[fnordpiglet]

Yes, I understood that. However repeated conversions can lead to rounding errors such as catastrophic cancellation. This is even more esoteric than “grams here kilograms there” and thus easier to fall prey to. Depending on how precise your measurements are you could easily drop significant digits or add random noise, especially if you do large scale changes.

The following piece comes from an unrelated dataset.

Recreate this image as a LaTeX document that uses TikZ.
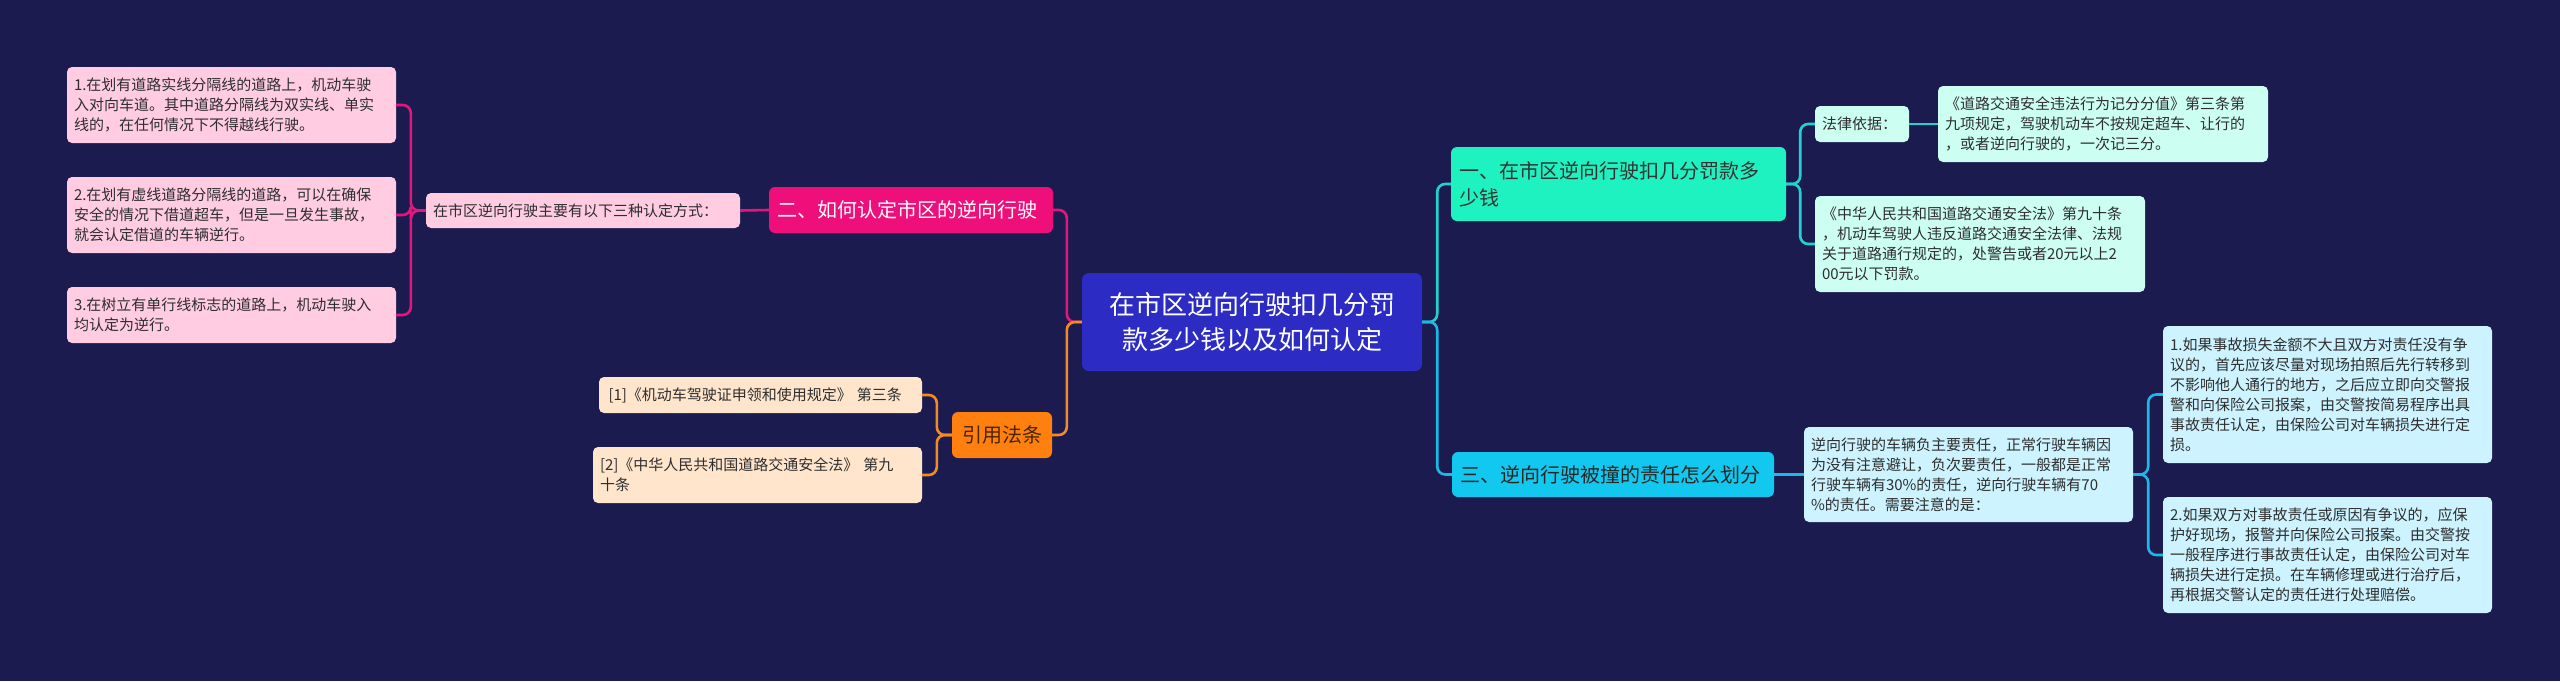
\documentclass[tikz,border=0pt]{standalone}
\usepackage{fontspec}
\setmainfont{Noto Sans CJK SC}
\definecolor{bg}{HTML}{1B1B50}
\definecolor{rootc}{HTML}{2C2CC4}
\definecolor{pinkc}{HTML}{EE0F7A}
\definecolor{pinkl}{HTML}{FFCCE2}
\definecolor{pinkline}{HTML}{E5157C}
\definecolor{orc}{HTML}{FF7F0F}
\definecolor{orl}{HTML}{FFE5CC}
\definecolor{orline}{HTML}{F28A25}
\definecolor{ortext}{HTML}{4A2500}
\definecolor{mintc}{HTML}{1DF2C0}
\definecolor{mintl}{HTML}{CCFFF1}
\definecolor{mintline}{HTML}{22D2D0}
\definecolor{cyanc}{HTML}{12C8EE}
\definecolor{cyanl}{HTML}{CCF3FF}
\definecolor{cyanline}{HTML}{1CB8E6}
\definecolor{darktext}{HTML}{2E2E2E}
\tikzset{
  box/.style={rounded corners=5pt, inner xsep=7pt, inner ysep=2pt, align=left,
    text=darktext, font=\fontsize{15}{20}\selectfont},
  mainbox/.style={rounded corners=6pt, inner xsep=8pt, inner ysep=2pt, align=left,
    font=\fontsize{20}{27}\selectfont},
  conn/.style={line width=2.6pt, rounded corners=8pt},
}
\begin{document}
\begin{tikzpicture}[x=1pt,y=-1pt]
\fill[bg] (0,0) rectangle (2560,681);
\useasboundingbox (0,0) rectangle (2560,681);

% root
\node[rounded corners=7pt, fill=rootc, text=white, align=center, text width=340pt,
  minimum height=98pt, inner sep=0pt, font=\fontsize{26}{35}\selectfont]
  (root) at (1252,322) {在市区逆向行驶扣几分罚\\款多少钱以及如何认定};

% left branch: pink
\node[mainbox, fill=pinkc, text=white, text width=268pt, minimum height=46pt]
  (pm) at (911,210) {二、如何认定市区的逆向行驶};
\node[box, fill=pinkl, text width=300pt, minimum height=35pt]
  (pi) at (583,210.5) {在市区逆向行驶主要有以下三种认定方式：};
\node[box, fill=pinkl, text width=315pt, minimum height=76pt]
  (pc1) at (231.5,105) {1.在划有道路实线分隔线的道路上，机动车驶\\入对向车道。其中道路分隔线为双实线、单实\\线的，在任何情况下不得越线行驶。};
\node[box, fill=pinkl, text width=315pt, minimum height=76pt]
  (pc2) at (231.5,215) {2.在划有虚线道路分隔线的道路，可以在确保\\安全的情况下借道超车，但是一旦发生事故，\\就会认定借道的车辆逆行。};
\node[box, fill=pinkl, text width=315pt, minimum height=56pt]
  (pc3) at (231.5,315) {3.在树立有单行线标志的道路上，机动车驶入\\均认定为逆行。};

% left branch: orange
\node[mainbox, fill=orc, text=ortext, align=center, text width=84pt, minimum height=46pt]
  (om) at (1002,435) {引用法条};
\node[box, fill=orl, text width=309pt, minimum height=36pt]
  (o1) at (760.5,395) {\,[1]《机动车驾驶证申领和使用规定》 第三条};
\node[box, fill=orl, text width=315pt, minimum height=56pt]
  (o2) at (757.5,475) {[2]《中华人民共和国道路交通安全法》 第九\\十条};

% right branch: mint
\node[mainbox, fill=mintc, text=black!80, text width=319pt, minimum height=74pt]
  (n1) at (1618.5,184) {一、在市区逆向行驶扣几分罚款多\\少钱};
\node[box, fill=mintl, text width=80pt, minimum height=36pt]
  (fy) at (1862,124) {法律依据：};
\node[box, fill=mintl, text width=316pt, minimum height=76pt]
  (law1) at (2103,124) {《道路交通安全违法行为记分分值》第三条第\\九项规定，驾驶机动车不按规定超车、让行的\\，或者逆向行驶的，一次记三分。};
\node[box, fill=mintl, text width=316pt, minimum height=96pt]
  (law2) at (1980,244) {《中华人民共和国道路交通安全法》第九十条\\，机动车驾驶人违反道路交通安全法律、法规\\关于道路通行规定的，处警告或者20元以上2\\00元以下罚款。};

% right branch: cyan
\node[mainbox, fill=cyanc, text=black!85, text width=306pt, minimum height=45pt]
  (n3) at (1613,474.5) {三、逆向行驶被撞的责任怎么划分};
\node[box, fill=cyanl, text width=315pt, minimum height=95pt]
  (mid) at (1968.5,474.5) {逆向行驶的车辆负主要责任，正常行驶车辆因\\为没有注意避让，负次要责任，一般都是正常\\行驶车辆有30\%的责任，逆向行驶车辆有70\\\%的责任。需要注意的是：};
\node[box, fill=cyanl, text width=315pt, minimum height=137pt]
  (c1) at (2327.5,394.5) {1.如果事故损失金额不大且双方对责任没有争\\议的，首先应该尽量对现场拍照后先行转移到\\不影响他人通行的地方，之后应立即向交警报\\警和向保险公司报案，由交警按简易程序出具\\事故责任认定，由保险公司对车辆损失进行定\\损。};
\node[box, fill=cyanl, text width=315pt, minimum height=116pt]
  (c2) at (2327.5,555) {2.如果双方对事故责任或原因有争议的，应保\\护好现场，报警并向保险公司报案。由交警按\\一般程序进行事故责任认定，由保险公司对车\\辆损失进行定损。在车辆修理或进行治疗后，\\再根据交警认定的责任进行处理赔偿。};

% connectors
\draw[conn, pinkline] (root.west) -- ++(-15,0) |- (pm.east);
\draw[conn, orline] (root.west) -- ++(-15,0) |- (om.east);
\draw[conn, pinkline] (pm.west) -- (pi.east);
\draw[conn, pinkline] (pi.west) -- ++(-15,0) |- (pc1.east);
\draw[conn, pinkline] (pi.west) -- ++(-15,0) |- (pc2.east);
\draw[conn, pinkline] (pi.west) -- ++(-15,0) |- (pc3.east);
\draw[conn, orline] (om.west) -- ++(-15,0) |- (o1.east);
\draw[conn, orline] (om.west) -- ++(-15,0) |- (o2.east);
\draw[conn, mintline] (root.east) -- ++(15,0) |- (n1.west);
\draw[conn, cyanline] (root.east) -- ++(15,0) |- (n3.west);
\draw[conn, mintline] (n1.east) -- ++(14,0) |- (fy.west);
\draw[conn, mintline] (n1.east) -- ++(14,0) |- (law2.west);
\draw[conn, mintline] (fy.east) -- (law1.west);
\draw[conn, cyanline] (n3.east) -- (mid.west);
\draw[conn, cyanline] (mid.east) -- ++(15,0) |- (c1.west);
\draw[conn, cyanline] (mid.east) -- ++(15,0) |- (c2.west);
\end{tikzpicture}
\end{document}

https://docs.oracle.com/cd/E19957-01/806-3568/ncg_goldberg.h...

[sbradford26]

Yeah we tended to utilize fixed point for many of our variables and documented the precision for each one. Then an analysis was done verifying that we were maintaining precision through the calculations from input from a sensor to output.

[fnordpiglet]

The problem is almost nothing today accelerates fixed point and everything supports floating point accelerations, which will speed up your ability to calculate the wrong number by many orders of magnitude.

[sbradford26]

Yeah that makes sense. In aerospace they will fall on the side of accuracy even at the expense of speed. But they also tend to utilize FPGAs that can be designed to handle fixed point calculations quickly but with that comes a lot of cost and specialty hardware.

[fnordpiglet]

Another place it makes issues is financial modeling, particularly for complex derivatives where the model might be extremely complex and small errors can accumulate into meaningful errors in risk calculations. Fixed point is sometimes used in finance but performance is also a real concern. There’s a lot you can do to reduce fp errors if your numerical libraries are carefully constructed. But it has often made me wonder why there aren’t processor lines with high performance fixed point since the math is extremely easy - even by just shifting the mantissa and working in integer space then shifting it back.